In NAudio 1.7 I introduced Media Foundation support into NAudio. The main classes are MediaFoundationReader, MediaFoundationEncoder, MediaFoundationResampler and MediaFoundationTransform. Those four classes actually cover the bulk of what most people would want to do with Media Foundation, but they required a huge amount of interop, and there are still a few areas yet to complete which are proving rather tricky.

But I noticed a while ago that SharpDX has actually already got the vast majority of Media Foundation interop made available in its SharpDX.MediaFoundation assembly. It got me thinking, what if NAudio simply relied on the work done in SharpDX rather than creating its own interop wrappers? There are several advantages and disadvantages to taking this approach.

Advantages...

Completeness
A large part of SharpDX is auto-generated, which means that it contains pretty much every interface, every API call, every enumeration, and every Guid you could ever need. By contrast, the NAudio wrappers are done by hand, so there are a number of bits missing. In particular SharpDX has done the hard work of implementing the reading and encoding from standard .NET streams which is something I've really wanted to add to NAudio but it has proved very complicated to implement. SharpDX also includes interop wrappers that allow access to the "presentation attributes" which would be a nice enhancement.

Cross-Threading
SharpDX uses a fancy post-compile trick which allows COM objects created on one thread to be used on another. NAudio needs something like this, as the current workaround I use is a bit of a hack (basically recreate the MF source reader on the new thread). However, I will confess to not fully understanding how the SharpDX technique works, which is why I haven’t yet borrowed the technique for NAudio.

Closing
SharpDX has a really nice approach to creating wrappers for COM objects, which makes them disposable objects. By contrast I simply have been trying to call Marshal.ReleaseComObject in all the right places in NAudio. I try to hide this as much as possible from users of NAudio, but there are places where it does leak out leaving the potential for a memory leak.

Collaboration
I always find it slightly depressing that so many open source projects decide to compete rather than collaborate with each other. If we spent less time re-inventing the wheel and more time building upon what others have already created, I’m sure we could make some amazing software.

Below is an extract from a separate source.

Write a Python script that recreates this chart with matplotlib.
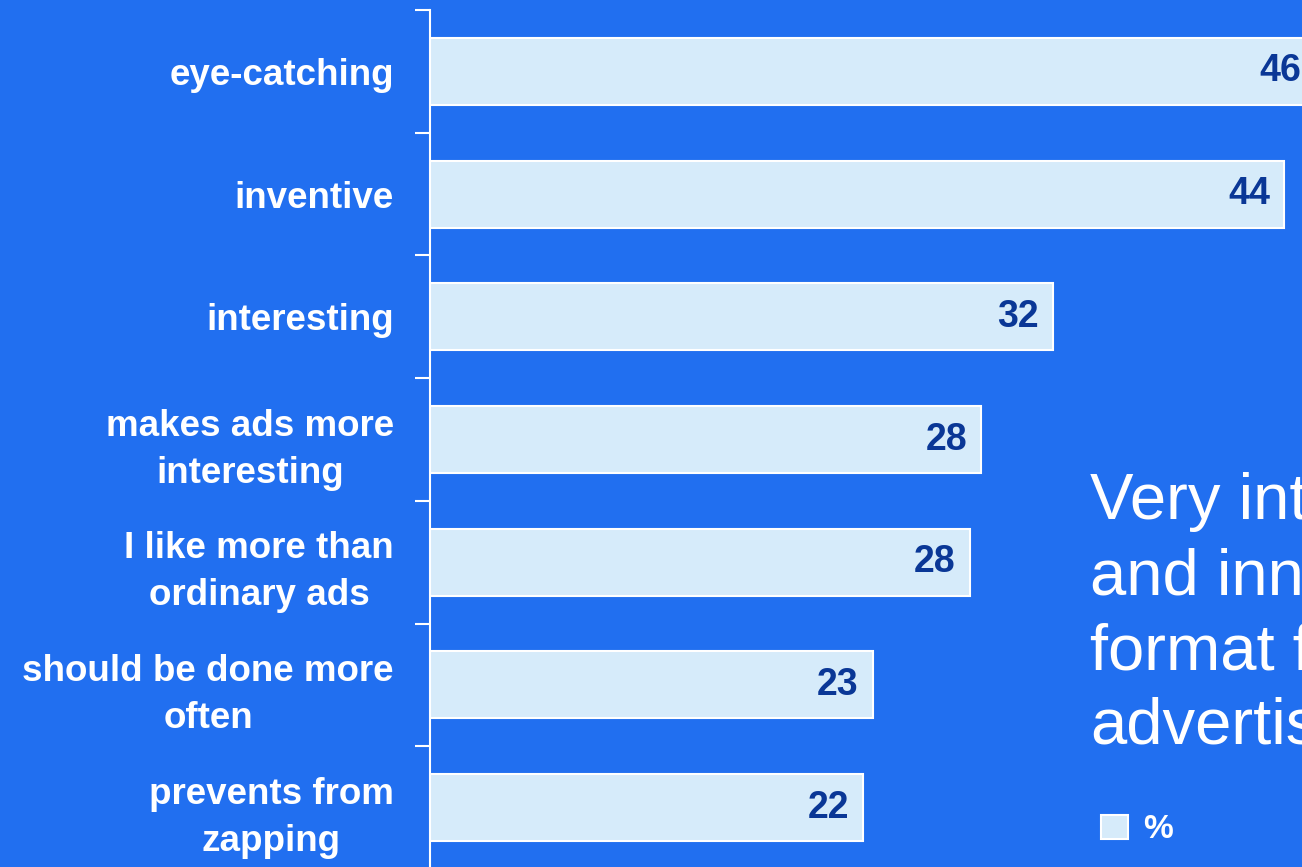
import matplotlib.pyplot as plt

# attributes rated for the ad format, shares in percent
categories = ['eye-catching', 'inventive', 'interesting',
              'makes ads more\ninteresting', 'I like more than\nordinary ads',
              'should be done more\noften', 'prevents from\nzapping']
values = [45.6, 44.0, 32.1, 28.4, 27.8, 22.8, 22.3]
labels = ['46', '44', '32', '28', '28', '23', '22']
legend_label = '%'
side_text = 'Very interesting\nand innovative\nformat for\nadvertising'

bg = '#216FF0'
bar_color = '#D6EBFA'
value_color = '#0A3796'

plt.rcParams['font.family'] = ['Liberation Sans', 'DejaVu Sans']

W, H = 1302, 867
fig = plt.figure(figsize=(W / 100, H / 100), dpi=100, facecolor=bg)

# axes spans from the y axis line to the right edge of the picture
ax = fig.add_axes([430 / W, (H - 869) / H, (W - 430) / W, 859 / H])
ax.set_facecolor(bg)

ypos = list(range(len(categories)))
bars = ax.barh(ypos, values, height=0.545, color=bar_color, edgecolor='white',
               linewidth=1.5, label=legend_label)

ax.set_xlim(0, 872 / 19.41)
ax.set_ylim(len(categories) - 0.5, -0.5)

for y, v, lab in zip(ypos, values, labels):
    ax.annotate(lab, xy=(v, y), xytext=(-10, 0), textcoords='offset points',
                ha='right', va='center', fontsize=27, fontweight='bold',
                color=value_color, annotation_clip=False)

# category names at bar centres, tick marks at the boundaries
ax.set_yticks(ypos)
ax.set_yticklabels(categories, fontsize=26.5, fontweight='bold', color='white',
                   multialignment='center', linespacing=1.45)
ax.set_yticks([y - 0.5 for y in ypos] + [len(categories) - 0.5], minor=True)
ax.tick_params(axis='y', which='major', length=0, pad=26)
ax.tick_params(axis='y', which='minor', length=11, width=1.5, color='white',
               direction='out')
ax.tick_params(axis='x', bottom=False, labelbottom=False)

for side in ['top', 'right', 'bottom']:
    ax.spines[side].set_visible(False)
ax.spines['left'].set_color('white')
ax.spines['left'].set_linewidth(1.5)

fig.text(1090 / W, 1 - 472 / H, side_text, ha='left', va='top', color='white',
         fontsize=47, linespacing=1.32)

fig.legend(handles=[bars], labels=[legend_label], loc='center left',
           bbox_to_anchor=(1101 / W, 1 - 830 / H), frameon=False,
           borderpad=0, borderaxespad=0, handlelength=0.8, handleheight=0.7,
           handletextpad=0.45,
           prop={'family': 'Liberation Sans', 'weight': 'bold', 'size': 24},
           labelcolor='white')

fig.savefig('out.png', dpi=100, facecolor=bg)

So I could just decide to let SharpDX do what it does well (wrap COM-based Windows APIs), and then NAudio could focus on providing helpful ways to construct your audio graph (which for me is the interesting bit). What's more, if NAudio used SharpDX, it could result in enhancements being submitted to SharpDX (I've already made a few contributions as part of my experimentation).

Disadvantages...

So there’s a lot in favour of using SharpDX, but there are some disadvantages that need to be weighed up.

Dependencies
We'd need to make NAudio depend on two additional DLLs – SharpDX.dll and SharpDX.MediaFoundation.dll. As well as increasing the overall size of the dependencies, this could also cause some namespace confusion as NAudio and SharpDX both have classes with the same name (WaveFormat is a prime example). There would also be potential for versioning conflicts if NAudio was introduced into a project that was using a different version of SharpDX.

Control
By depending on an external library like SharpDX, we'd lose a measure control over all the interop. Currently NAudio's interop is hand-crafted to be exactly how I want it. But with SharpDX, I'd need to submit pull-requests for all the tweaks I want. I'd also be dependent on the release schedule of SharpDX - a new version of NAudio would need to depend on an official release of SharpDX, not a special build. Having said that, Alexandre Mutel has been quick to accept my pull requests so far and there isn’t a pressing need for any more to be made.

Nearly There?
It may be that I'm not that far off at all. If I get read and write from a stream working, and can solve the threading issue, then the main motivation for building on SharpDX would disappear. But I can't really tell how close I am to getting it all working just how I want it.

Trying it Out

The good news is that I can trial all of this without needing to change NAudio at all. I've made a new library that depends on NAudio and SharpDX, and offers alternative implementations of NAudio's four Media Foundation classes. I've called them SharpMediaFoundationReader, SharpMediaFoundationEncoder, SharpMediaFoundationResampler and SharpMediaFoundationTransform. It’s called NAudio.SharpMediaFoundation and it’s on GitHub.

Once a version of SharpDX is released containing my customisations, I can release this as its own NuGet package, then that would allow people who want/need the features SharpDX can offer to take advantage of it without any disruption to the existing NAudio library. So maybe I can have the best of both worlds.

Do let me know if you have any feedback on this approach to MediaFoundation. I’ll announce on my blog when an official release of NAudio.SharpMediaFoundation is available.

3 comments:

Lucian Wischik said...

How did this work out?

I'm curious, does sharpdx have any additional dependencies that naudio doesn't? Eg. would this move prevent naudio working on PhoneSilverlight or some other platforms?

Unknown said...

no that I know of. You can in fact use my alternative implementation alongside NAudio, so I may go with that solution.

I'm hoping to look at getting a version of NAudio for windows phone, maybe when 8.1 comes out as that opens the door to more shared code

Jon said...

I know this is not what the audio library is for, but any chance you know of a CoreAudio set that is based on SharpDx? It didn't look like it was part of the main set of functionality.